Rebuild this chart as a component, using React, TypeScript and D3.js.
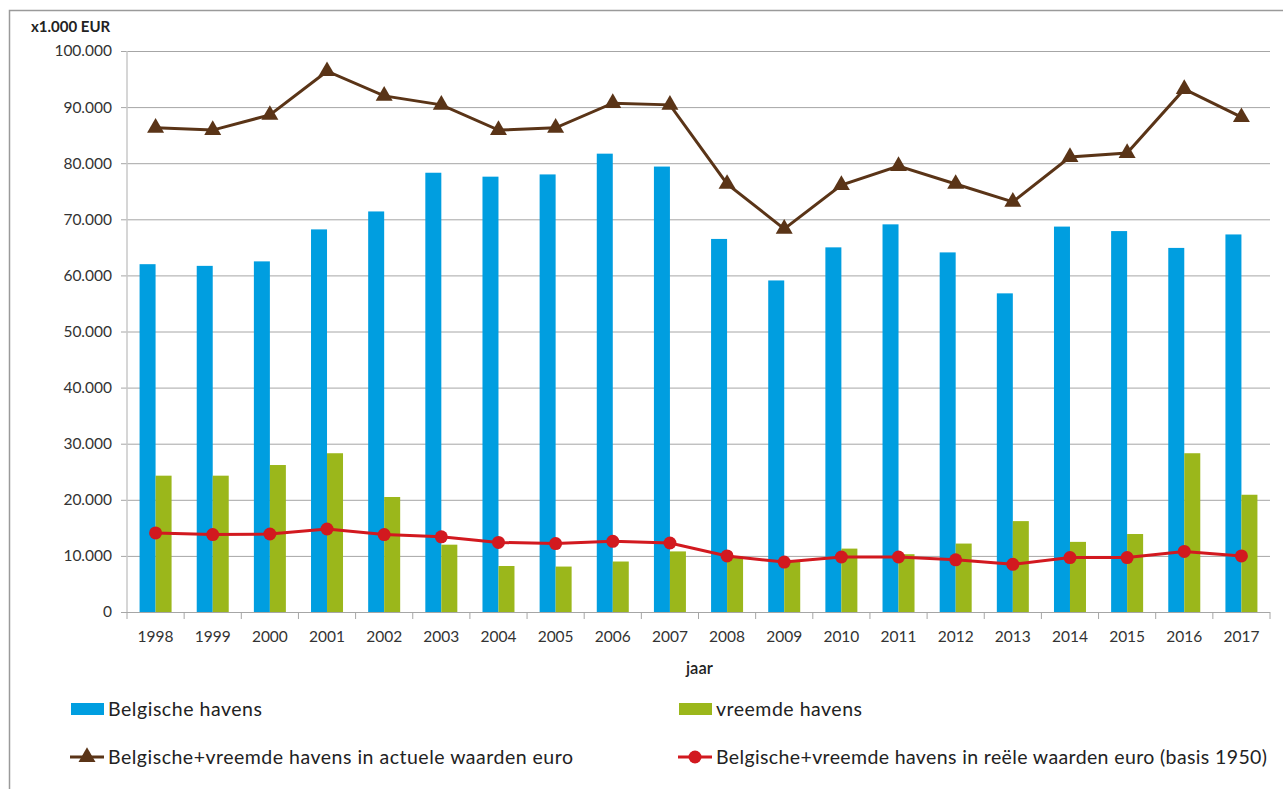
import React from 'react';
import * as d3 from 'd3';

const years = ['1998', '1999', '2000', '2001', '2002', '2003', '2004', '2005', '2006', '2007',
  '2008', '2009', '2010', '2011', '2012', '2013', '2014', '2015', '2016', '2017'];

// x1.000 EUR
const belgischeHavens = [62.0, 61.7, 62.5, 68.2, 71.4, 78.3, 77.6, 78.0, 81.7, 79.4,
  66.5, 59.1, 65.0, 69.1, 64.1, 56.8, 68.7, 67.9, 64.9, 67.3];
const vreemdeHavens = [24.3, 24.3, 26.2, 28.3, 20.5, 12.0, 8.2, 8.1, 9.0, 10.8,
  9.9, 9.2, 11.3, 10.3, 12.2, 16.2, 12.5, 13.9, 28.3, 20.9];
const actueleWaarden = [86.3, 85.9, 88.6, 96.4, 92.0, 90.4, 85.9, 86.3, 90.7, 90.4,
  76.3, 68.3, 76.1, 79.5, 76.3, 73.1, 81.1, 81.8, 93.2, 88.2];
const reeleWaarden = [14.1, 13.8, 13.9, 14.8, 13.8, 13.4, 12.4, 12.2, 12.6, 12.3,
  10.0, 8.9, 9.8, 9.8, 9.3, 8.5, 9.7, 9.7, 10.8, 10.0];

const yTicks = [0, 10, 20, 30, 40, 50, 60, 70, 80, 90, 100];

const BLUE = '#009ee0';
const GREEN = '#9bb71b';
const BROWN = '#5a3417';
const RED = '#d2191f';
const FONT = 'Lato, "Open Sans", sans-serif';

const fmt = (v: number) => (v === 0 ? '0' : `${v}.000`);

export default function App() {
  const width = 1283;
  const height = 789;
  const left = 127;
  const right = 1270;
  const top = 51;
  const bottom = 612;

  const x = d3.scaleBand<string>().domain(years).range([left, right]).padding(0);
  const y = d3.scaleLinear().domain([0, 100]).range([bottom, top]);
  const inner = d3.scaleBand<string>().domain(['b', 'v']).range([0, 32]);
  const cx = (i: number) => (x(years[i]) as number) + x.bandwidth() / 2;

  const line = d3.line<number>()
    .x((_, i) => cx(i))
    .y(d => y(d));

  const tri = d3.symbol().type(d3.symbolTriangle).size(125)();

  return (
    <div style={{ position: 'absolute', left: 0, top: 0 }}>
      <svg width={width} height={height} style={{ display: 'block', fontFamily: FONT }}>
        <rect x={0} y={0} width={width} height={height} fill="#fff" />
        {/* outer frame */}
        <rect x={9.5} y={10.5} width={1400} height={900} fill="none" stroke="#9a9a9a" strokeWidth={1.5} />

        <text x={31} y={32} fontSize={15} fontWeight={700} fill="#222">x1.000 EUR</text>

        {/* gridlines + y labels */}
        {yTicks.map(t => (
          <g key={t}>
            {t > 0 && (
              <line x1={121} x2={right} y1={y(t) + 0.5} y2={y(t) + 0.5} stroke="#a6a6a6" strokeWidth={1} />
            )}
            <text x={112} y={y(t)} dy="0.35em" textAnchor="end" fontSize={15.5} fill="#333">{fmt(t)}</text>
          </g>
        ))}

        {/* y axis line */}
        <line x1={left} x2={left} y1={top} y2={bottom} stroke="#c8c8c8" strokeWidth={1.5} />

        {/* bars */}
        {years.map((yr, i) => (
          <g key={yr}>
            <rect x={(x(yr) as number) + x.bandwidth() / 2 - 16 + (inner('b') as number)}
              y={y(belgischeHavens[i])} width={inner.bandwidth()}
              height={bottom - y(belgischeHavens[i])} fill={BLUE} />
            <rect x={(x(yr) as number) + x.bandwidth() / 2 - 16 + (inner('v') as number)}
              y={y(vreemdeHavens[i])} width={inner.bandwidth()}
              height={bottom - y(vreemdeHavens[i])} fill={GREEN} />
          </g>
        ))}

        {/* x axis */}
        <line x1={121} x2={right} y1={bottom + 0.5} y2={bottom + 0.5} stroke="#a6a6a6" strokeWidth={1} />
        {years.concat(['end']).map((yr, i) => {
          const px = left + i * x.bandwidth();
          return <line key={yr} x1={px} x2={px} y1={bottom} y2={bottom + 7} stroke="#a6a6a6" strokeWidth={1} />;
        })}
        {years.map((yr, i) => (
          <text key={yr} x={cx(i)} y={642} textAnchor="middle" fontSize={15.5} fill="#333">{yr}</text>
        ))}
        <text x={686} y={674} fontSize={16.5} fontWeight={600} fill="#222">jaar</text>

        {/* lines */}
        <path d={line(actueleWaarden) as string} fill="none" stroke={BROWN} strokeWidth={3} />
        {actueleWaarden.map((v, i) => (
          <path key={i} d={tri as string} transform={`translate(${cx(i)},${y(v)})`} fill={BROWN} />
        ))}
        <path d={line(reeleWaarden) as string} fill="none" stroke={RED} strokeWidth={3} />
        {reeleWaarden.map((v, i) => (
          <circle key={i} cx={cx(i)} cy={y(v)} r={6.5} fill={RED} />
        ))}

        {/* legend */}
        <rect x={71} y={703} width={33} height={12} fill={BLUE} />
        <text x={108} y={716} fontSize={19.5} fill="#222" textLength={154} lengthAdjust="spacing">Belgische havens</text>
        <rect x={679} y={703} width={33} height={12} fill={GREEN} />
        <text x={716} y={716} fontSize={19.5} fill="#222" textLength={146} lengthAdjust="spacing">vreemde havens</text>

        <line x1={70} x2={104} y1={757} y2={757} stroke={BROWN} strokeWidth={3} />
        <path d={tri as string} transform={`translate(87,757)`} fill={BROWN} />
        <text x={108} y={764} fontSize={19.5} fill="#222" textLength={465} lengthAdjust="spacing">Belgische+vreemde havens in actuele waarden euro</text>

        <line x1={678} x2={712} y1={757} y2={757} stroke={RED} strokeWidth={3} />
        <circle cx={695} cy={757} r={6.5} fill={RED} />
        <text x={716} y={764} fontSize={19.5} fill="#222" textLength={551} lengthAdjust="spacing">Belgische+vreemde havens in reële waarden euro (basis 1950)</text>
      </svg>
    </div>
  );
}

◆ ◆ ◆ ◆ ◆

◆ BRIEF: Restate the whole listing above exactly, please, omitting every image.

◆ SOLUTION TO THIS EXERCISE:
Rebuild this chart as a component, using React, TypeScript and D3.js.
import React from 'react';
import * as d3 from 'd3';

const years = ['1998', '1999', '2000', '2001', '2002', '2003', '2004', '2005', '2006', '2007',
  '2008', '2009', '2010', '2011', '2012', '2013', '2014', '2015', '2016', '2017'];

// x1.000 EUR
const belgischeHavens = [62.0, 61.7, 62.5, 68.2, 71.4, 78.3, 77.6, 78.0, 81.7, 79.4,
  66.5, 59.1, 65.0, 69.1, 64.1, 56.8, 68.7, 67.9, 64.9, 67.3];
const vreemdeHavens = [24.3, 24.3, 26.2, 28.3, 20.5, 12.0, 8.2, 8.1, 9.0, 10.8,
  9.9, 9.2, 11.3, 10.3, 12.2, 16.2, 12.5, 13.9, 28.3, 20.9];
const actueleWaarden = [86.3, 85.9, 88.6, 96.4, 92.0, 90.4, 85.9, 86.3, 90.7, 90.4,
  76.3, 68.3, 76.1, 79.5, 76.3, 73.1, 81.1, 81.8, 93.2, 88.2];
const reeleWaarden = [14.1, 13.8, 13.9, 14.8, 13.8, 13.4, 12.4, 12.2, 12.6, 12.3,
  10.0, 8.9, 9.8, 9.8, 9.3, 8.5, 9.7, 9.7, 10.8, 10.0];

const yTicks = [0, 10, 20, 30, 40, 50, 60, 70, 80, 90, 100];

const BLUE = '#009ee0';
const GREEN = '#9bb71b';
const BROWN = '#5a3417';
const RED = '#d2191f';
const FONT = 'Lato, "Open Sans", sans-serif';

const fmt = (v: number) => (v === 0 ? '0' : `${v}.000`);

export default function App() {
  const width = 1283;
  const height = 789;
  const left = 127;
  const right = 1270;
  const top = 51;
  const bottom = 612;

  const x = d3.scaleBand<string>().domain(years).range([left, right]).padding(0);
  const y = d3.scaleLinear().domain([0, 100]).range([bottom, top]);
  const inner = d3.scaleBand<string>().domain(['b', 'v']).range([0, 32]);
  const cx = (i: number) => (x(years[i]) as number) + x.bandwidth() / 2;

  const line = d3.line<number>()
    .x((_, i) => cx(i))
    .y(d => y(d));

  const tri = d3.symbol().type(d3.symbolTriangle).size(125)();

  return (
    <div style={{ position: 'absolute', left: 0, top: 0 }}>
      <svg width={width} height={height} style={{ display: 'block', fontFamily: FONT }}>
        <rect x={0} y={0} width={width} height={height} fill="#fff" />
        {/* outer frame */}
        <rect x={9.5} y={10.5} width={1400} height={900} fill="none" stroke="#9a9a9a" strokeWidth={1.5} />

        <text x={31} y={32} fontSize={15} fontWeight={700} fill="#222">x1.000 EUR</text>

        {/* gridlines + y labels */}
        {yTicks.map(t => (
          <g key={t}>
            {t > 0 && (
              <line x1={121} x2={right} y1={y(t) + 0.5} y2={y(t) + 0.5} stroke="#a6a6a6" strokeWidth={1} />
            )}
            <text x={112} y={y(t)} dy="0.35em" textAnchor="end" fontSize={15.5} fill="#333">{fmt(t)}</text>
          </g>
        ))}

        {/* y axis line */}
        <line x1={left} x2={left} y1={top} y2={bottom} stroke="#c8c8c8" strokeWidth={1.5} />

        {/* bars */}
        {years.map((yr, i) => (
          <g key={yr}>
            <rect x={(x(yr) as number) + x.bandwidth() / 2 - 16 + (inner('b') as number)}
              y={y(belgischeHavens[i])} width={inner.bandwidth()}
              height={bottom - y(belgischeHavens[i])} fill={BLUE} />
            <rect x={(x(yr) as number) + x.bandwidth() / 2 - 16 + (inner('v') as number)}
              y={y(vreemdeHavens[i])} width={inner.bandwidth()}
              height={bottom - y(vreemdeHavens[i])} fill={GREEN} />
          </g>
        ))}

        {/* x axis */}
        <line x1={121} x2={right} y1={bottom + 0.5} y2={bottom + 0.5} stroke="#a6a6a6" strokeWidth={1} />
        {years.concat(['end']).map((yr, i) => {
          const px = left + i * x.bandwidth();
          return <line key={yr} x1={px} x2={px} y1={bottom} y2={bottom + 7} stroke="#a6a6a6" strokeWidth={1} />;
        })}
        {years.map((yr, i) => (
          <text key={yr} x={cx(i)} y={642} textAnchor="middle" fontSize={15.5} fill="#333">{yr}</text>
        ))}
        <text x={686} y={674} fontSize={16.5} fontWeight={600} fill="#222">jaar</text>

        {/* lines */}
        <path d={line(actueleWaarden) as string} fill="none" stroke={BROWN} strokeWidth={3} />
        {actueleWaarden.map((v, i) => (
          <path key={i} d={tri as string} transform={`translate(${cx(i)},${y(v)})`} fill={BROWN} />
        ))}
        <path d={line(reeleWaarden) as string} fill="none" stroke={RED} strokeWidth={3} />
        {reeleWaarden.map((v, i) => (
          <circle key={i} cx={cx(i)} cy={y(v)} r={6.5} fill={RED} />
        ))}

        {/* legend */}
        <rect x={71} y={703} width={33} height={12} fill={BLUE} />
        <text x={108} y={716} fontSize={19.5} fill="#222" textLength={154} lengthAdjust="spacing">Belgische havens</text>
        <rect x={679} y={703} width={33} height={12} fill={GREEN} />
        <text x={716} y={716} fontSize={19.5} fill="#222" textLength={146} lengthAdjust="spacing">vreemde havens</text>

        <line x1={70} x2={104} y1={757} y2={757} stroke={BROWN} strokeWidth={3} />
        <path d={tri as string} transform={`translate(87,757)`} fill={BROWN} />
        <text x={108} y={764} fontSize={19.5} fill="#222" textLength={465} lengthAdjust="spacing">Belgische+vreemde havens in actuele waarden euro</text>

        <line x1={678} x2={712} y1={757} y2={757} stroke={RED} strokeWidth={3} />
        <circle cx={695} cy={757} r={6.5} fill={RED} />
        <text x={716} y={764} fontSize={19.5} fill="#222" textLength={551} lengthAdjust="spacing">Belgische+vreemde havens in reële waarden euro (basis 1950)</text>
      </svg>
    </div>
  );
}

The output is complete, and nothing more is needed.